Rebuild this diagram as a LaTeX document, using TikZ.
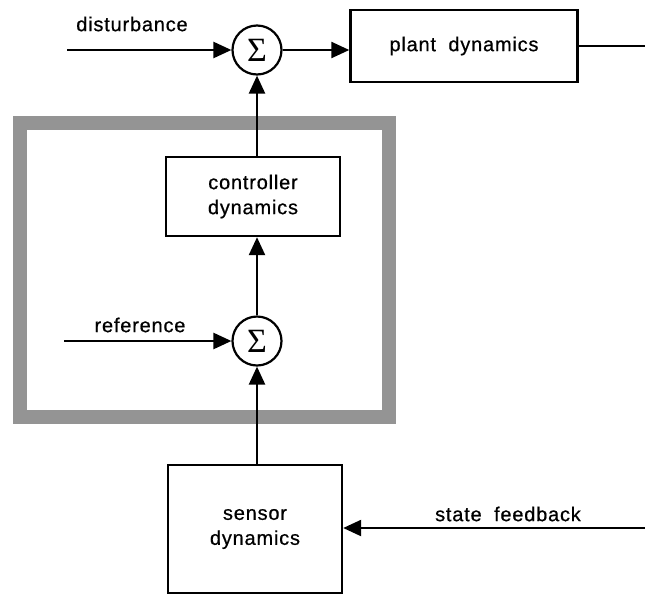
\documentclass[tikz,border=0pt]{standalone}
\usepackage{fontspec}
\setmainfont{Liberation Sans}[LetterSpace=4,FakeBold=0.6]
\newfontfamily\sigmafont{Liberation Serif}
\usetikzlibrary{arrows.meta}
\tikzset{
  blk/.style={draw, line width=2.4pt, minimum width=#1, inner sep=0pt, align=center, font=\fontsize{20}{25}\selectfont},
  sumnode/.style={draw, circle, line width=2.2pt, minimum size=49pt, inner sep=0pt, font=\sigmafont\fontsize{34}{34}\selectfont},
  lbl/.style={font=\fontsize{20}{24}\selectfont, inner sep=0pt},
  sig/.style={line width=2.4pt, -{Triangle[length=18pt,width=16pt]}},
  wire/.style={line width=2.4pt},
  band/.style={draw=black!42, line width=14pt}
}
\begin{document}
\begin{tikzpicture}[x=1pt,y=-1pt]
\useasboundingbox (0,0) rectangle (645,595);
% gray frame
\draw[band] (20,122.5) rectangle (388.5,416.5);
% nodes
\node[sumnode] (s1) at (257,50) {Σ};
\node[sumnode] (s2) at (257,341) {Σ};
\node[blk=227pt, minimum height=72pt] (plant) at (464,46) {plant\hspace{0.3em} dynamics};
\node[blk=174pt, minimum height=79pt] (ctrl) at (253,196.5) {controller\\dynamics};
\node[blk=174pt, minimum height=128pt] (sens) at (255,529) {sensor\\dynamics};
% free ends
\coordinate (dIn) at (67,50);
\coordinate (rIn) at (64,341);
\coordinate (pOut) at (645,46);
\coordinate (fIn) at (645,528);
% labels
\node[lbl] (ldist) at (132,24) {disturbance};
\node[lbl] (lref) at (140,325) {reference};
\node[lbl] (lstate) at (508,514) {state\hspace{0.3em} feedback};
% connectors
\draw[sig] (dIn) -- (s1.west);
\draw[sig] (s1.east) -- (s1.east -| plant.west);
\draw[wire] (plant.east) -- (pOut);
\draw[sig] (ctrl.north -| s1.south) -- (s1.south);
\draw[sig] (s2.north) -- (s2.north |- ctrl.south);
\draw[sig] (rIn) -- (s2.west);
\draw[sig] (sens.north -| s2.south) -- (s2.south);
\draw[sig] (fIn) -- (fIn -| sens.east);
\end{tikzpicture}
\end{document}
* * *
* [AIM OF THE EXERCISE]
Leave out the pictures and print every line of the data exactly.

* [FINISHED EXERCISE]
Rebuild this diagram as a LaTeX document, using TikZ.
\documentclass[tikz,border=0pt]{standalone}
\usepackage{fontspec}
\setmainfont{Liberation Sans}[LetterSpace=4,FakeBold=0.6]
\newfontfamily\sigmafont{Liberation Serif}
\usetikzlibrary{arrows.meta}
\tikzset{
  blk/.style={draw, line width=2.4pt, minimum width=#1, inner sep=0pt, align=center, font=\fontsize{20}{25}\selectfont},
  sumnode/.style={draw, circle, line width=2.2pt, minimum size=49pt, inner sep=0pt, font=\sigmafont\fontsize{34}{34}\selectfont},
  lbl/.style={font=\fontsize{20}{24}\selectfont, inner sep=0pt},
  sig/.style={line width=2.4pt, -{Triangle[length=18pt,width=16pt]}},
  wire/.style={line width=2.4pt},
  band/.style={draw=black!42, line width=14pt}
}
\begin{document}
\begin{tikzpicture}[x=1pt,y=-1pt]
\useasboundingbox (0,0) rectangle (645,595);
% gray frame
\draw[band] (20,122.5) rectangle (388.5,416.5);
% nodes
\node[sumnode] (s1) at (257,50) {Σ};
\node[sumnode] (s2) at (257,341) {Σ};
\node[blk=227pt, minimum height=72pt] (plant) at (464,46) {plant\hspace{0.3em} dynamics};
\node[blk=174pt, minimum height=79pt] (ctrl) at (253,196.5) {controller\\dynamics};
\node[blk=174pt, minimum height=128pt] (sens) at (255,529) {sensor\\dynamics};
% free ends
\coordinate (dIn) at (67,50);
\coordinate (rIn) at (64,341);
\coordinate (pOut) at (645,46);
\coordinate (fIn) at (645,528);
% labels
\node[lbl] (ldist) at (132,24) {disturbance};
\node[lbl] (lref) at (140,325) {reference};
\node[lbl] (lstate) at (508,514) {state\hspace{0.3em} feedback};
% connectors
\draw[sig] (dIn) -- (s1.west);
\draw[sig] (s1.east) -- (s1.east -| plant.west);
\draw[wire] (plant.east) -- (pOut);
\draw[sig] (ctrl.north -| s1.south) -- (s1.south);
\draw[sig] (s2.north) -- (s2.north |- ctrl.south);
\draw[sig] (rIn) -- (s2.west);
\draw[sig] (sens.north -| s2.south) -- (s2.south);
\draw[sig] (fIn) -- (fIn -| sens.east);
\end{tikzpicture}
\end{document}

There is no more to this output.